Radio and Television of Guerrero

Agency overview
- Formed: 1980
- Headquarters: Monte Blanco 37, Fracc. Hornos Insurgentes, Acapulco, Guerrero, Mexico
- Website: rtg.com.mx

= Radio y Televisión de Guerrero =

State radio and television broadcaster of Mexican state of Guerrero

Radio y Televisión de Guerrero is a statewide public television network and series of radio stations, owned and operated by the agency of the same name in the State of Guerrero.

==History==
RTG began operations in 1980 with a television station, "Televisión Educativa", channel 7 in the state capital of Chilpancingo. On April 1, 1983, Radio Guerrero, then a separate department of the state government was founded. Its first station was XEGRO-AM 870 in Chilpancingo, and the first program on the station was the second government report of Alejandro Cervantes Delgado. In 1986, XEGRC-AM 820 was built in Coyuca de Catalán.

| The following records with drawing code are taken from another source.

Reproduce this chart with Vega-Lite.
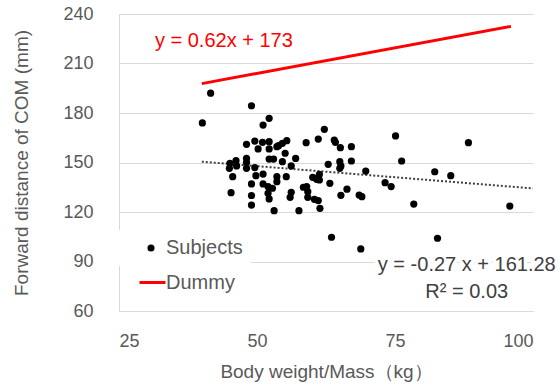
{
  "$schema": "https://vega.github.io/schema/vega-lite/v6.json",
  "width": 414,
  "height": 297,
  "autosize": {"type": "none"},
  "padding": {"left": 119, "top": 14, "right": 26, "bottom": 76},
  "background": "#ffffff",
  "config": {
    "view": {"stroke": null},
    "font": "Liberation Sans",
    "axis": {"labelColor": "#595959", "titleColor": "#595959", "labelFont": "Liberation Sans", "titleFont": "Liberation Sans", "titleFontWeight": "normal", "domainColor": "#d9d9d9", "gridColor": "#d9d9d9", "ticks": false},
    "legend": {"labelFont": "Liberation Sans", "labelFontSize": 20, "labelColor": "#595959", "title": null}
  },
  "datasets": {
    "subjects": [
      {"mass": 41.6, "com": 192.0}, {"mass": 49.0, "com": 184.4}, {"mass": 40.1, "com": 174.0}, {"mass": 52.2, "com": 176.8},
      {"mass": 51.1, "com": 172.7}, {"mass": 48.1, "com": 161.0}, {"mass": 49.6, "com": 163.0}, {"mass": 50.2, "com": 158.2},
      {"mass": 51.0, "com": 162.2}, {"mass": 52.2, "com": 162.6}, {"mass": 52.2, "com": 158.2}, {"mass": 53.6, "com": 159.6},
      {"mass": 48.1, "com": 152.5}, {"mass": 48.1, "com": 150.0}, {"mass": 46.2, "com": 151.1}, {"mass": 45.1, "com": 149.5},
      {"mass": 45.0, "com": 146.5}, {"mass": 46.3, "com": 147.9}, {"mass": 48.1, "com": 146.5}, {"mass": 49.6, "com": 146.9},
      {"mass": 45.6, "com": 141.4}, {"mass": 49.8, "com": 142.0}, {"mass": 51.1, "com": 143.0}, {"mass": 52.2, "com": 152.1},
      {"mass": 53.0, "com": 152.1}, {"mass": 45.3, "com": 131.7}, {"mass": 49.0, "com": 137.0}, {"mass": 51.1, "com": 137.0},
      {"mass": 52.0, "com": 135.4}, {"mass": 52.8, "com": 134.4}, {"mass": 53.6, "com": 138.4}, {"mass": 49.0, "com": 130.0},
      {"mass": 52.0, "com": 131.3}, {"mass": 52.2, "com": 127.9}, {"mass": 49.0, "com": 124.2}, {"mass": 53.1, "com": 120.8},
      {"mass": 62.2, "com": 170.1}, {"mass": 75.1, "com": 166.1}, {"mass": 53.9, "com": 160.2}, {"mass": 54.6, "com": 161.6},
      {"mass": 55.4, "com": 163.2}, {"mass": 58.9, "com": 162.0}, {"mass": 61.1, "com": 164.2}, {"mass": 64.0, "com": 163.6},
      {"mass": 64.2, "com": 162.2}, {"mass": 65.1, "com": 159.0}, {"mass": 67.1, "com": 159.6}, {"mass": 55.1, "com": 155.6},
      {"mass": 54.6, "com": 150.5}, {"mass": 57.0, "com": 152.5}, {"mass": 56.2, "com": 147.9}, {"mass": 62.9, "com": 148.9},
      {"mass": 65.0, "com": 150.5}, {"mass": 65.2, "com": 147.9}, {"mass": 65.0, "com": 146.5}, {"mass": 67.1, "com": 150.9},
      {"mass": 76.2, "com": 150.9}, {"mass": 69.7, "com": 144.8}, {"mass": 53.6, "com": 141.4}, {"mass": 55.3, "com": 141.4},
      {"mass": 60.1, "com": 141.0}, {"mass": 60.8, "com": 139.8}, {"mass": 61.3, "com": 142.8}, {"mass": 61.3, "com": 139.4},
      {"mass": 63.2, "com": 137.4}, {"mass": 73.2, "com": 137.8}, {"mass": 74.3, "com": 135.4}, {"mass": 58.4, "com": 135.0},
      {"mass": 59.0, "com": 135.4}, {"mass": 66.3, "com": 133.8}, {"mass": 56.2, "com": 131.9}, {"mass": 59.2, "com": 132.3},
      {"mass": 56.0, "com": 128.9}, {"mass": 59.2, "com": 128.9}, {"mass": 60.4, "com": 127.7}, {"mass": 61.1, "com": 126.9},
      {"mass": 65.2, "com": 130.1}, {"mass": 68.5, "com": 130.3}, {"mass": 69.0, "com": 129.3}, {"mass": 57.6, "com": 120.8},
      {"mass": 61.4, "com": 122.2}, {"mass": 78.4, "com": 124.8}, {"mass": 63.5, "com": 104.7}, {"mass": 68.8, "com": 97.6},
      {"mass": 88.3, "com": 162.0}, {"mass": 82.2, "com": 144.4}, {"mass": 85.1, "com": 142.0}, {"mass": 95.8, "com": 123.6},
      {"mass": 82.7, "com": 104.1}
    ],
    "dummy": [
      {"mass": 40, "com": 197.8, "series": "Dummy"},
      {"mass": 96, "com": 232.5, "series": "Dummy"}
    ],
    "trend": [
      {"mass": 40, "com": 150.5},
      {"mass": 100, "com": 134.3}
    ],
    "labels": [
      {"mass": 44.0, "com": 223.8, "text": "y = 0.62x + 173", "kind": "dummy"},
      {"mass": 88.0, "com": 87.9, "text": "y = -0.27 x + 161.28", "kind": "trend"},
      {"mass": 88.0, "com": 71.5, "text": "R² = 0.03", "kind": "trend"}
    ]
  },
  "encoding": {
    "x": {
      "type": "quantitative",
      "scale": {"domain": [25, 100], "nice": false, "zero": false},
      "axis": {"values": [25, 50, 75, 100], "grid": false, "labelPadding": 21, "labelFontSize": 18, "title": "Body weight/Mass（kg）", "titleFontSize": 19, "titlePadding": 12}
    },
    "y": {
      "type": "quantitative",
      "scale": {"domain": [60, 240], "nice": false, "zero": false},
      "axis": {"values": [60, 90, 120, 150, 180, 210, 240], "grid": true, "labelPadding": 26, "labelFontSize": 18, "title": "Forward distance of COM (mm)", "titleFontSize": 19, "titlePadding": 31}
    }
  },
  "layer": [
    {
      "data": {"name": "trend"},
      "mark": {"type": "line", "color": "#404040", "strokeWidth": 2, "strokeDash": [2, 2]},
      "encoding": {"x": {"field": "mass", "type": "quantitative"}, "y": {"field": "com", "type": "quantitative"}}
    },
    {
      "data": {"name": "subjects"},
      "transform": [{"calculate": "'Subjects'", "as": "series"}],
      "mark": {"type": "point", "filled": true, "size": 52, "opacity": 1},
      "encoding": {
        "x": {"field": "mass", "type": "quantitative"},
        "y": {"field": "com", "type": "quantitative"},
        "fill": {
          "field": "series", "type": "nominal",
          "scale": {"domain": ["Subjects"], "range": ["#000000"]},
          "legend": {
            "orient": "none", "legendX": 0, "legendY": 216, "padding": 8,
            "fillColor": "#ffffff", "symbolType": "circle", "symbolSize": 50,
            "symbolOffset": 14, "labelOffset": 5
          }
        }
      }
    },
    {
      "data": {"name": "dummy"},
      "mark": {"type": "line", "strokeWidth": 3},
      "encoding": {
        "x": {"field": "mass", "type": "quantitative"},
        "y": {"field": "com", "type": "quantitative"},
        "stroke": {
          "field": "series", "type": "nominal",
          "scale": {"domain": ["Dummy"], "range": ["#ff0000"]},
          "legend": {
            "orient": "none", "legendX": 19, "legendY": 254, "padding": 0,
            "symbolType": "stroke", "symbolSize": 676, "symbolStrokeWidth": 3, "labelOffset": -1
          }
        }
      }
    },
    {
      "data": {"name": "labels"},
      "mark": {"type": "text", "fontSize": 20, "align": "center", "baseline": "middle", "font": "Liberation Sans", "stroke": "#ffffff", "strokeWidth": 7, "fill": "#ffffff"},
      "encoding": {
        "x": {"field": "mass", "type": "quantitative"},
        "y": {"field": "com", "type": "quantitative"},
        "text": {"field": "text"}
      }
    },
    {
      "data": {"name": "labels"},
      "mark": {"type": "text", "fontSize": 20, "align": "center", "baseline": "middle", "font": "Liberation Sans"},
      "encoding": {
        "x": {"field": "mass", "type": "quantitative"},
        "y": {"field": "com", "type": "quantitative"},
        "text": {"field": "text"},
        "color": {"condition": {"test": "datum.kind === 'dummy'", "value": "#ff0000"}, "value": "#404040"}
      }
    }
  ]
}
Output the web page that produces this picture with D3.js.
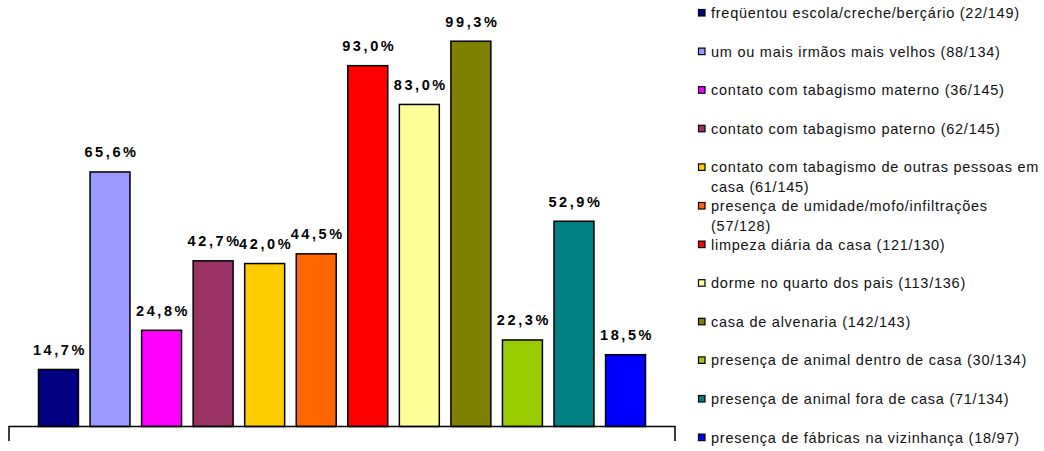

On June 26, 1987, the television and radio services were combined as Radio y Televisión de Guerrero. The following year, the radio and TV services expanded. Channel 7 added a more powerful transmitter in Acapulco, while AM stations were added in Ometepec and Taxco. At the end of the year, XHGRC-FM 97.7 Acapulco, the flagship of the entire service, came to air. While permitted by 2000, XHZTA-FM 92.1 in Zihuatanejo did not come on air until October 2016.

XEGRO-AM in Chilpancingo was off the air beginning in June 2012, when its equipment was stolen. In 2015, the state government began working to restore the station to service with equipment shared by XECHH-XHCHH "Capital Máxima".

The entire state network saw its concessions lapse in 2022, but the stations continued to broadcast. New concessions for all of the operating RTG stations were issued by the Federal Telecommunications Institute in 2023.

==Radio==
RTG holds permits for these radio stations:

RTG radio stations
| Call sign | Frequency | City |
|---|---|---|
| XHCPES-FM | 97.7 MHz | Acapulco |
| XECPCH-AM | 870 kHz | Chilpancingo |
| XECPCG-AM | 820 kHz | Coyuca de Catalán |
| XECPOG-AM | 1100 kHz | Ometepec |
| XECPTG-AM | 1310 kHz | Taxco de Alarcón |
| XHCPEX-FM | 92.1 MHz | Zihuatanejo |

All of the AM stations are authorized as daytimers but operate from 5 a.m. to midnight. The FM stations operate 24 hours a day.

==Television==
RTG broadcasts a television service on two stations and on Satmex 5 C-band satellite nationally (4105 MHz, H, 2666 kbit/s, FEC 3/4).

| RF | VC | Call sign | Location | ERP |
|---|---|---|---|---|
| 33 | 4 | XHCPFU-TDT | Acapulco | 5.79 kW |
| 35 | 4 | XHCPFW-TDT | Chilpancingo | 0.4349 kW |

In the 2000s, the IPN's Once TV supplied programming to RTG under agreement. In 2006, Canal Once supplied 15 hours a day (on weekdays) of programming to RTG.

RTG's broadcasts in Chilpancingo have been sporadic. In 2012, it was reported that this transmitter was being shut down to conserve electricity. It received its digital authorization very late in 2016, for RF channel 35.

RTG began digital transmissions in 2016 in Acapulco on physical channel 33 and moved to virtual channel 4 in October 2016.